Improve the member experience: By looking at the dollar value of member interactions, you’ll find you get a new perspective on what matters to your members. After all, these are busy professionals, most of whom have excellent financial sense. If they are giving you money – either directly or indirectly in the form of time – then they must be extremely enthusiastic about what you are providing.
Looking at ROE will help you identify more of the areas that get members excited. This then feeds back into your overall strategy, allowing you to focus more resources on developing those areas and providing the best possible service.
ROE makes a very clear and powerful case for taking bold steps.

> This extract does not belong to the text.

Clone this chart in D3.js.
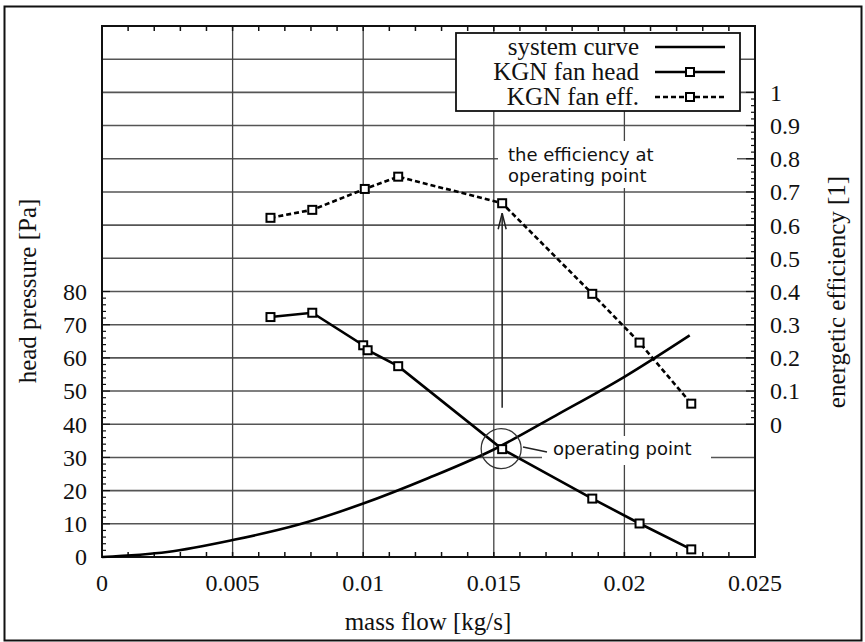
<!DOCTYPE html>
<html>
<head>
<meta charset="utf-8">
<script src="https://cdn.jsdelivr.net/npm/d3@7"></script>
<style>
  body { margin: 0; background: #fff; }
  svg { display: block; }
</style>
</head>
<body>
<div id="plot"></div>
<script>
// data
const flowHead = [0.00645, 0.00805, 0.0100, 0.01017, 0.01134, 0.01532, 0.01877, 0.02058, 0.02256];
const fanHead = [72.3, 73.6, 63.8, 62.3, 57.5, 32.5, 17.6, 10.1, 2.3];
const flowEff = [0.00645, 0.00805, 0.01006, 0.01134, 0.01532, 0.01877, 0.02058, 0.02256];
const fanEff = [0.622, 0.646, 0.709, 0.746, 0.666, 0.393, 0.246, 0.062];
const flowSys = [0, 0.0025, 0.005, 0.0075, 0.01, 0.0125, 0.015, 0.0175, 0.02, 0.0225];
const sysHead = [0, 1.5, 5.1, 9.7, 16.1, 23.8, 32.4, 43.2, 54.3, 66.8];
const xTicks = [0, 0.005, 0.01, 0.015, 0.02, 0.025];
const xTickLabels = ["0", "0.005", "0.01", "0.015", "0.02", "0.025"];
const leftTicks = [0, 10, 20, 30, 40, 50, 60, 70, 80];
const rightTicks = [0, 0.1, 0.2, 0.3, 0.4, 0.5, 0.6, 0.7, 0.8, 0.9, 1];
const legendLabels = ["system curve", "KGN fan head", "KGN fan eff."];
const opFlow = 0.01532, opHead = 32.5, opEff = 0.666;

const serif = "'Liberation Serif', 'Times New Roman', serif";
const sans = "'DejaVu Sans', Verdana, sans-serif";

const svg = d3.select("div#plot")
              .append("svg")
              .attr("width", 865)
              .attr("height", 642);

// outer frame
svg.append("rect")
   .attr("x", 4.5).attr("y", 6.5)
   .attr("width", 857).attr("height", 634)
   .attr("fill", "none").attr("stroke", "#111").attr("stroke-width", 2);

const x = d3.scaleLinear().domain([0, 0.025]).range([102, 755]);
const yL = d3.scaleLinear().domain([0, 160]).range([557, 26]);
const yR = d3.scaleLinear().domain([-0.4, 1.2]).range([557, 26]);

// grid
svg.selectAll("line.hgrid")
   .data(d3.range(10, 160, 10))
   .enter().append("line")
   .attr("class", "hgrid")
   .attr("x1", x(0)).attr("x2", x(0.025))
   .attr("y1", d => yL(d)).attr("y2", d => yL(d))
   .attr("stroke", "#555").attr("stroke-width", 1.6);
svg.selectAll("line.vgrid")
   .data([0.005, 0.01, 0.015, 0.02])
   .enter().append("line")
   .attr("class", "vgrid")
   .attr("x1", d => x(d)).attr("x2", d => x(d))
   .attr("y1", yL(0)).attr("y2", yL(160))
   .attr("stroke", "#444").attr("stroke-width", 1.3);

// minor ticks
const minorX = d3.range(1, 25).map(d => d * 0.001);
svg.selectAll("line.xtb")
   .data(minorX).enter().append("line")
   .attr("x1", d => x(d)).attr("x2", d => x(d))
   .attr("y1", yL(0)).attr("y2", yL(0) - 5)
   .attr("stroke", "#111").attr("stroke-width", 1.5);
svg.selectAll("line.xtt")
   .data(minorX).enter().append("line")
   .attr("x1", d => x(d)).attr("x2", d => x(d))
   .attr("y1", yL(160)).attr("y2", yL(160) + 5)
   .attr("stroke", "#111").attr("stroke-width", 1.5);
svg.selectAll("line.ylt")
   .data(d3.range(0, 81, 2)).enter().append("line")
   .attr("x1", x(0)).attr("x2", d => x(0) + (d % 10 === 0 ? 8 : 4))
   .attr("y1", d => yL(d)).attr("y2", d => yL(d))
   .attr("stroke", "#111").attr("stroke-width", 1.2);
svg.selectAll("line.yrt")
   .data(d3.range(0, 51).map(d => d * 0.02)).enter().append("line")
   .attr("x1", x(0.025)).attr("x2", (d, i) => x(0.025) - (i % 5 === 0 ? 9 : 4))
   .attr("y1", d => yR(d)).attr("y2", d => yR(d))
   .attr("stroke", "#111").attr("stroke-width", 1.2);

// annotation boxes hide the grid
svg.append("rect").attr("x", 498).attr("y", 141).attr("width", 239).attr("height", 47).attr("fill", "#fff");
svg.append("rect").attr("x", 542).attr("y", 436).attr("width", 169).attr("height", 29).attr("fill", "#fff");

// plot frame
svg.append("rect")
   .attr("x", x(0)).attr("y", yL(160))
   .attr("width", x(0.025) - x(0)).attr("height", yL(0) - yL(160))
   .attr("fill", "none").attr("stroke", "#111").attr("stroke-width", 2);

// tick labels
svg.selectAll("text.xl")
   .data(xTicks).enter().append("text")
   .attr("x", d => x(d)).attr("y", 591)
   .attr("text-anchor", "middle")
   .attr("font-family", serif).attr("font-size", "24px").attr("fill", "#111")
   .text((d, i) => xTickLabels[i]);
svg.selectAll("text.yl")
   .data(leftTicks).enter().append("text")
   .attr("x", 87).attr("y", d => yL(d)).attr("dy", "0.35em")
   .attr("text-anchor", "end")
   .attr("font-family", serif).attr("font-size", "24px").attr("fill", "#111")
   .text(d => d);
svg.selectAll("text.yr")
   .data(rightTicks).enter().append("text")
   .attr("x", 770).attr("y", d => yR(d)).attr("dy", "0.35em")
   .attr("font-family", serif).attr("font-size", "24px").attr("fill", "#111")
   .text(d => d3.format("~g")(d));

// axis titles
svg.append("text")
   .attr("x", 428).attr("y", 630).attr("text-anchor", "middle")
   .attr("font-family", serif).attr("font-size", "25px").attr("fill", "#111")
   .text("mass flow [kg/s]");
svg.append("text")
   .attr("transform", "translate(36,291) rotate(-90)").attr("text-anchor", "middle")
   .attr("font-family", serif).attr("font-size", "25px").attr("fill", "#111")
   .text("head pressure [Pa]");
svg.append("text")
   .attr("transform", "translate(845,292) rotate(-90)").attr("text-anchor", "middle")
   .attr("font-family", serif).attr("font-size", "25px").attr("fill", "#111")
   .text("energetic efficiency [1]");

// series
const sysData = flowSys.map((f, i) => [f, sysHead[i]]);
const headData = flowHead.map((f, i) => [f, fanHead[i]]);
const effData = flowEff.map((f, i) => [f, fanEff[i]]);

svg.append("path")
   .datum(sysData)
   .attr("d", d3.line().x(d => x(d[0])).y(d => yL(d[1])).curve(d3.curveMonotoneX))
   .attr("fill", "none").attr("stroke", "#000").attr("stroke-width", 2.6);
svg.append("path")
   .datum(headData)
   .attr("d", d3.line().x(d => x(d[0])).y(d => yL(d[1])))
   .attr("fill", "none").attr("stroke", "#000").attr("stroke-width", 2.6);
svg.append("path")
   .datum(effData)
   .attr("d", d3.line().x(d => x(d[0])).y(d => yR(d[1])))
   .attr("fill", "none").attr("stroke", "#000").attr("stroke-width", 2.6)
   .attr("stroke-dasharray", "5,3");

function squares(data, yScale) {
  svg.append("g").selectAll("rect")
     .data(data).enter().append("rect")
     .attr("x", d => x(d[0]) - 4).attr("y", d => yScale(d[1]) - 4)
     .attr("width", 8).attr("height", 8)
     .attr("fill", "#fff").attr("stroke", "#000").attr("stroke-width", 2);
}
squares(headData, yL);
squares(effData, yR);

// operating point annotation
svg.append("circle")
   .attr("cx", x(opFlow) - 1).attr("cy", yL(opHead) - 0.5).attr("r", 20)
   .attr("fill", "none").attr("stroke", "#333").attr("stroke-width", 1.3);
svg.append("line")
   .attr("x1", 523).attr("y1", 447).attr("x2", 547).attr("y2", 452)
   .attr("stroke", "#222").attr("stroke-width", 1.5);
svg.append("text")
   .attr("x", 553).attr("y", 455)
   .attr("font-family", sans).attr("font-size", "18px").attr("fill", "#111")
   .text("operating point");

// arrow to the efficiency
const ax = x(opFlow), ayTop = yR(opEff) + 10, ayBot = yL(45);
svg.append("line")
   .attr("x1", ax).attr("x2", ax).attr("y1", ayBot).attr("y2", ayTop)
   .attr("stroke", "#222").attr("stroke-width", 1.5);
svg.append("path")
   .attr("d", `M${ax - 4},${ayTop + 16} L${ax},${ayTop} L${ax + 4},${ayTop + 16}`)
   .attr("fill", "none").attr("stroke", "#222").attr("stroke-width", 1.5);
svg.append("text")
   .attr("x", 508).attr("y", 161)
   .attr("font-family", sans).attr("font-size", "18px").attr("fill", "#111")
   .text("the efficiency at");
svg.append("text")
   .attr("x", 508).attr("y", 182)
   .attr("font-family", sans).attr("font-size", "18px").attr("fill", "#111")
   .text("operating point");

// legend
const legend = svg.append("g");
legend.append("rect")
   .attr("x", 456).attr("y", 33).attr("width", 284).attr("height", 78)
   .attr("fill", "#fff").attr("stroke", "#111").attr("stroke-width", 1.8);
const rowY = [47, 72, 97];
legend.selectAll("text")
   .data(legendLabels).enter().append("text")
   .attr("x", 639).attr("y", (d, i) => rowY[i] + 8)
   .attr("text-anchor", "end")
   .attr("font-family", serif).attr("font-size", "25px").attr("fill", "#111")
   .text(d => d);
legend.selectAll("line")
   .data(legendLabels).enter().append("line")
   .attr("x1", 655).attr("x2", 725)
   .attr("y1", (d, i) => rowY[i]).attr("y2", (d, i) => rowY[i])
   .attr("stroke", "#000").attr("stroke-width", 2.6)
   .attr("stroke-dasharray", (d, i) => i === 2 ? "5,3" : null);
legend.selectAll("rect.mk")
   .data(legendLabels.slice(1)).enter().append("rect")
   .attr("class", "mk")
   .attr("x", 686).attr("y", (d, i) => rowY[i + 1] - 4)
   .attr("width", 8).attr("height", 8)
   .attr("fill", "#fff").attr("stroke", "#000").attr("stroke-width", 2);
</script>
</body>
</html>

If you can show a ROE of 50 percent, then you can show that a $100,000 investment will yield a return of $150,000.
No matter which sector you work in, it’s always easier to convince people when you can present hard numbers. ROE takes some of your nebulous data and turns it into something measurable.
Calculating ROE is a collaborative effort. You cannot measure ROE without data from every department – it’s simply impossible. Whoever is working on this calculation will need to reach out across silos, lines of business or departments, speak to everyone, share data with them, and get their perspective on the real dollar value of member engagement.
Make sure that you share your findings with everyone involved in the project. Let everyone see how their efforts directly contribute to engagement and to the success of the association.
Member engagement is always going to be a little vague because ultimately, it’s about emotion – how do your members feel about the association? Do they feel like they get value?
To truly understand engagement, you will need qualitative feedback like surveys and member interviews as supplemental data. However, looking at quantitative financial data will give you a great overview of whether you’re getting things right or whether you need to rethink your strategy.